The [state] judge in the divorce case held her in contempt for setting up circumstances to bolster her VAWA petition and for not abiding by the orders [of the court]. Her punishment was a (suspended) six-month jail term. Although she was claiming she was subjected to violence by me (after she filed her VAWA petition), she requested that I come to her house at least 13 times. Who would want their alleged violent abuser to come to their place of residence?

Feelings often run high in these cases. Now, I have not heard her side of the story and probably never will, but what he describes sounds like a fairly typical Class D-2 marriage fraud scenario.

Procedural. In most adversarial situations, civil or criminal, both sides of an issue are given notice of the other's allegations and there is a chance for questions and cross-examination. This is not the case in these proceedings. USCIS often, if not always, makes up its mind about an application for abused spouse status without informing the citizen spouse of the matter, as it apparently did here. Nor does the allegedly abusing spouse seem to have a right to appeal.

Brown has brought the matter to the attention of the USCIS Fraud Detection and National Security Directorate, but has not received a substantive reply from FDNS. He took the matter to the Houston office of Immigration and Customs Enforcement and was told that the only time ICE investigates marriage fraud is when it involved organized crime, which this case clearly does not. I have heard from others in Brown's situation who have experienced the same frustrations.

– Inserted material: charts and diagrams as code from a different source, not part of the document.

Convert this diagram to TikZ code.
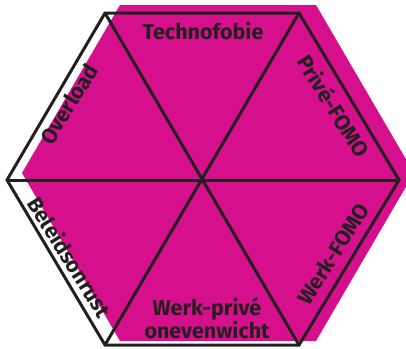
\documentclass[tikz,border=0pt]{standalone}
\usepackage{fontspec}
\setmainfont{Fira Sans}
\usetikzlibrary{positioning}
\definecolor{hexpink}{RGB}{214,15,140}
\definecolor{hexline}{RGB}{35,31,32}
\begin{document}
\begin{tikzpicture}[
    x=1pt, y=-1pt,
    every node/.style={font=\bfseries\fontsize{21.5}{23}\selectfont, text=hexline, inner sep=1pt},
    edge/.style={draw=hexline, line width=3pt, line join=miter},
    lbl/.style={align=center}
]
\useasboundingbox (0,0) rectangle (406,348);
% magenta background, shifted
\fill[hexpink] (120,5) -- (316,5) -- (414,173) -- (316,341) -- (120,341) -- (22,173) -- cycle;
% outline vertices
\coordinate (tl) at (105,13);
\coordinate (tr) at (299,13);
\coordinate (r)  at (399,180);
\coordinate (br) at (299,345);
\coordinate (bl) at (105,345);
\coordinate (l)  at (7,180);
\coordinate (c)  at (203,180);
\draw[edge] (tl) -- (tr) -- (r) -- (br) -- (bl) -- (l) -- cycle;
\draw[edge] (tl) -- (br);
\draw[edge] (tr) -- (bl);
\draw[edge] (l) -- (r);
% labels
\node[lbl] (techno) at (203,31) {Technofobie};
\node[lbl, rotate=-58] (prive) at (334,106) {Privé-FOMO};
\node[lbl, rotate=58] (over) at (69,104) {Overload};
\node[lbl, rotate=-58] (beleid) at (70,257) {Beleidsonrust};
\node[lbl, rotate=58] (werk) at (333,254) {Werk-FOMO};
\node[lbl, font=\bfseries\fontsize{21.5}{23}\selectfont] (onev) at (207,318) {Werk-privé\\onevenwicht};
\end{tikzpicture}
\end{document}
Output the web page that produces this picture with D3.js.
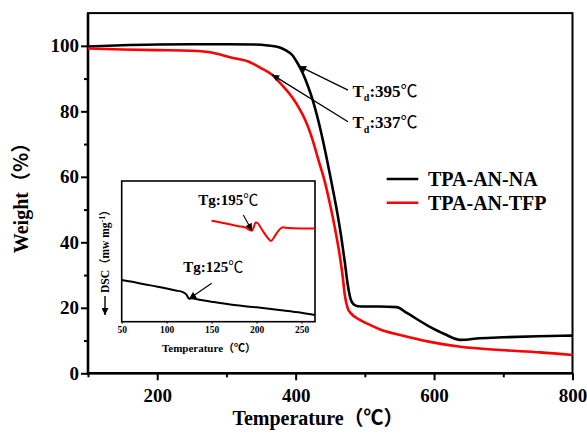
<!DOCTYPE html>
<html>
<head>
<meta charset="utf-8">
<script src="https://cdn.jsdelivr.net/npm/d3@7"></script>
<style>
  html, body { margin: 0; padding: 0; background: #fff; }
  svg { display: block; }
  text { font-family: "Liberation Serif", "Times New Roman", serif; font-weight: bold; fill: #000; }
  .cjk { font-family: "Noto Sans CJK SC", "Liberation Serif", serif; }
</style>
</head>
<body>
<svg id="chart" width="587" height="437"></svg>
<script>
// TGA curves: temperature (°C) and remaining weight (%)
const tempNA = [100,150,200,250,300,340,360,377,386,395,402,410,418,425,431,437,443,449,455,461,466,471,475,479,484,490,500,520,546,560,594,615,638,666,700,750,800];
const weightNA = [99.8,100.2,100.4,100.5,100.5,100.4,100.1,99.5,98.6,97.2,95.0,91.8,87.6,83.2,78.6,73.4,67.6,61.3,54.8,48.0,41.5,34.0,27.5,23.0,21.0,20.5,20.4,20.4,20.2,18.5,14.2,12.0,10.2,10.7,11.0,11.3,11.5];
const tempTFP = [100,150,200,250,280,305,334,349,366,382,395,406,414,421,427,432,437,442,450,457,464,468,471,475,480,493,508,522,551,594,638,695,753,800];
const weightTFP = [99.2,98.9,98.7,98.5,97.9,96.5,95.0,93.3,91.2,87.6,84.3,80.6,77.3,73.5,69.5,65.8,62.3,58.6,51.3,44.0,35.6,29.5,24.0,20.0,18.3,16.3,14.7,13.4,11.7,9.6,8.1,7.1,6.4,5.6];

// DSC traces (heat flow, arbitrary units)
const dscTempNA = [50,60,75,90,100,110,118,122,125,128,135,150,175,200,225,250,265];
const dscNA = [29.6,28.5,26.6,24.9,23.6,22.2,21.0,19.2,16.3,16.6,15.8,14.2,11.8,10.2,8.3,6.3,4.7];
const dscTempTFP = [150,160,170,180,188,193,195,197,199,201,204,208,212,216,219,223,227,230,232,240,265];
const dscTFP = [71.8,70.5,69.2,67.9,66.9,65.0,64.7,67.5,70.5,70.2,67.5,63.5,60.0,57.3,59.5,63.5,66.4,67.1,66.8,66.5,66.3];

// Series names and colours
const seriesNames = ["TPA-AN-NA", "TPA-AN-TFP"];
const seriesColors = ["#000000", "#ff0000"];

// Tick values
const xMajor = [200,400,600,800];
const xMinor = [100,300,500,700];
const yMajor = [0,20,40,60,80,100];
const yMinor = [10,30,50,70,90];
const insetXTicks = [50,100,150,200,250];

// Decomposition temperatures and where their pointers meet the curves
const tdLabels = ["395", "337"];
const tdPointerTemp = [405, 366];
// Glass transition temperatures
const tgValues = [125, 195];

const svg = d3.select("#chart");

const x = d3.scaleLinear().domain([100, 800]).range([88, 572.5]);
const y = d3.scaleLinear().domain([0, 110]).range([373.3, 13.1]);

// arrowhead marker
svg.append("defs").append("marker")
  .attr("id", "arrow")
  .attr("viewBox", "0 0 10 10")
  .attr("refX", 10).attr("refY", 5)
  .attr("markerWidth", 8).attr("markerHeight", 7)
  .attr("markerUnits", "userSpaceOnUse")
  .attr("orient", "auto")
  .append("path").attr("d", "M0,0 L10,5 L0,10 Z").attr("fill", "#000");

// axes
const xAxis = svg.append("g").attr("transform", `translate(0,${y(0)})`)
  .call(d3.axisBottom(x).tickValues(xMajor).tickSize(7).tickPadding(8).tickFormat(d3.format("d")));
const xAxisMinor = svg.append("g").attr("transform", `translate(0,${y(0)})`)
  .call(d3.axisBottom(x).tickValues(xMinor).tickSize(4).tickFormat(""));
const yAxis = svg.append("g").attr("transform", `translate(${x(100)},0)`)
  .call(d3.axisLeft(y).tickValues(yMajor).tickSize(7).tickPadding(2).tickFormat(d3.format("d")));
const yAxisMinor = svg.append("g").attr("transform", `translate(${x(100)},0)`)
  .call(d3.axisLeft(y).tickValues(yMinor).tickSize(4).tickFormat(""));

[xAxis, xAxisMinor, yAxis, yAxisMinor].forEach(g => {
  g.select(".domain").remove();
  g.selectAll(".tick line").attr("stroke", "#000").attr("stroke-width", 2);
  g.selectAll(".tick text").attr("font-size", 19).attr("font-family", "Liberation Serif").attr("font-weight", "bold");
});

// frame
svg.append("rect")
  .attr("x", x(100)).attr("y", y(110))
  .attr("width", x(800) - x(100)).attr("height", y(0) - y(110))
  .attr("fill", "none").attr("stroke", "#000").attr("stroke-width", 2);
svg.append("path")
  .attr("d", `M${x(100)},${y(110)} V${y(0)} H${x(800)}`)
  .attr("fill", "none").attr("stroke", "#000").attr("stroke-width", 2.6);

// axis titles
const xTitle = svg.append("text").attr("x", 318).attr("y", 425)
  .attr("text-anchor", "middle").attr("font-size", 20);
xTitle.append("tspan").text("Temperature");
xTitle.append("tspan").attr("class", "cjk").text("（℃）");

const yTitle = svg.append("text")
  .attr("transform", "translate(28,193) rotate(-90)")
  .attr("text-anchor", "middle").attr("font-size", 20);
yTitle.append("tspan").text("Weight");
yTitle.append("tspan").attr("class", "cjk").text("（%）");

// TGA curves
const line = d3.line().x(d => x(d[0])).y(d => y(d[1])).curve(d3.curveMonotoneX);
const naPts = tempNA.map((t, i) => [t, weightNA[i]]);
const tfpPts = tempTFP.map((t, i) => [t, weightTFP[i]]);

svg.append("path").datum(naPts).attr("d", line)
  .attr("fill", "none").attr("stroke", seriesColors[0]).attr("stroke-width", 2.6);
svg.append("path").datum(tfpPts).attr("d", line)
  .attr("fill", "none").attr("stroke", seriesColors[1]).attr("stroke-width", 2.6);

// Td pointers and labels
const interp = (ts, vs, t) => {
  const i = d3.bisectLeft(ts, t);
  if (i <= 0) return vs[0];
  if (i >= ts.length) return vs[vs.length - 1];
  const f = (t - ts[i - 1]) / (ts[i] - ts[i - 1]);
  return vs[i - 1] + f * (vs[i] - vs[i - 1]);
};
const tdCurves = [[tempNA, weightNA], [tempTFP, weightTFP]];
const tdLabelY = [96.7, 128.3];
tdLabels.forEach((lab, i) => {
  const tipT = tdPointerTemp[i];
  const tipW = interp(tdCurves[i][0], tdCurves[i][1], tipT);
  svg.append("line")
    .attr("x1", 348).attr("y1", tdLabelY[i] - 6.5)
    .attr("x2", x(tipT)).attr("y2", y(tipW))
    .attr("stroke", "#000").attr("stroke-width", 1.3)
    .attr("marker-end", "url(#arrow)");
  const t = svg.append("text").attr("x", 352.5).attr("y", tdLabelY[i]).attr("font-size", 17);
  t.append("tspan").text("T");
  t.append("tspan").attr("dy", 4.5).attr("font-size", 10).text("d");
  t.append("tspan").attr("dy", -4.5).text(":" + lab);
  t.append("tspan").attr("class", "cjk").attr("font-weight", "normal").text("℃");
});

// legend
const legendY = [179, 202.7];
seriesNames.forEach((name, i) => {
  svg.append("line")
    .attr("x1", 386.7).attr("x2", 418.3)
    .attr("y1", legendY[i]).attr("y2", legendY[i])
    .attr("stroke", seriesColors[i]).attr("stroke-width", 2.6);
  svg.append("text").attr("x", 428).attr("y", legendY[i] + 6.8)
    .attr("font-size", 20).text(name);
});

// ---- DSC inset ----
const ix = d3.scaleLinear().domain([50, 265]).range([121.7, 315]);
const iy = d3.scaleLinear().domain([0, 100]).range([321.7, 181]);

svg.append("rect")
  .attr("x", ix(50)).attr("y", iy(100))
  .attr("width", ix(265) - ix(50)).attr("height", iy(0) - iy(100))
  .attr("fill", "#fff").attr("stroke", "#000").attr("stroke-width", 1.6);

const insetAxis = svg.append("g").attr("transform", `translate(0,${iy(0)})`)
  .call(d3.axisBottom(ix).tickValues(insetXTicks).tickSize(2).tickPadding(3).tickFormat(d3.format("d")));
insetAxis.select(".domain").remove();
insetAxis.selectAll(".tick line").attr("stroke", "#000");
insetAxis.selectAll(".tick text").attr("font-size", 9.5).attr("font-family", "Liberation Serif").attr("font-weight", "bold");

const ixTitle = svg.append("text").attr("x", 209).attr("y", 351.5)
  .attr("text-anchor", "middle").attr("font-size", 11);
ixTitle.append("tspan").text("Temperature");
ixTitle.append("tspan").attr("class", "cjk").text("（℃）");

const iyTitle = svg.append("text")
  .attr("transform", "translate(109,293) rotate(-90)")
  .attr("text-anchor", "start").attr("font-size", 11.5);
iyTitle.append("tspan").text("DSC");
iyTitle.append("tspan").attr("class", "cjk").text("（");
iyTitle.append("tspan").text("mw mg");
iyTitle.append("tspan").attr("dy", -4).attr("font-size", 8).text("-1");
iyTitle.append("tspan").attr("dy", 4).attr("class", "cjk").text("）");
svg.append("line")
  .attr("x1", 105).attr("x2", 105).attr("y1", 296).attr("y2", 315)
  .attr("stroke", "#000").attr("stroke-width", 1.4)
  .attr("marker-end", "url(#arrow)");

const iline = d3.line().x(d => ix(d[0])).y(d => iy(d[1])).curve(d3.curveMonotoneX);
const dscNAPts = dscTempNA.map((t, i) => [t, dscNA[i]]);
const dscTFPPts = dscTempTFP.map((t, i) => [t, dscTFP[i]]);
svg.append("path").datum(dscNAPts).attr("d", iline)
  .attr("fill", "none").attr("stroke", seriesColors[0]).attr("stroke-width", 2);
svg.append("path").datum(dscTFPPts).attr("d", iline)
  .attr("fill", "none").attr("stroke", seriesColors[1]).attr("stroke-width", 2);

// Tg pointers and labels
const tgCurves = [[dscTempNA, dscNA], [dscTempTFP, dscTFP]];
const tgLabelPos = [[183.3, 271.7], [198.3, 205]];
const tgTail = [[211.7, 283.3], [243.3, 215]];
tgValues.forEach((tg, i) => {
  const v = interp(tgCurves[i][0], tgCurves[i][1], tg);
  svg.append("line")
    .attr("x1", tgTail[i][0]).attr("y1", tgTail[i][1])
    .attr("x2", ix(tg)).attr("y2", iy(v))
    .attr("stroke", "#000").attr("stroke-width", 1.1)
    .attr("marker-end", "url(#arrow)");
  const t = svg.append("text").attr("x", tgLabelPos[i][0]).attr("y", tgLabelPos[i][1]).attr("font-size", 15);
  t.append("tspan").text("Tg:" + tg);
  t.append("tspan").attr("class", "cjk").attr("font-weight", "normal").text("℃");
});
</script>
</body>
</html>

It looks as if Ms. X is getting away with her green card gambit and, given this story, I find it odd, but encouraging, that the numbers of "self-petitioning" cases, the combined totals of legitimate and illegitimate ones, is decreasing.

As for Brown, he understandably wants two things: first, a thorough investigation of what he regards as a sham marriage, and second, that VAWA be revised so that aliens like Ms. X can no longer abuse the system and their citizen spouses, and he is willing to go public about it.

Let's hope he gets a chance to talk to Congress, as he has communicated with the Center.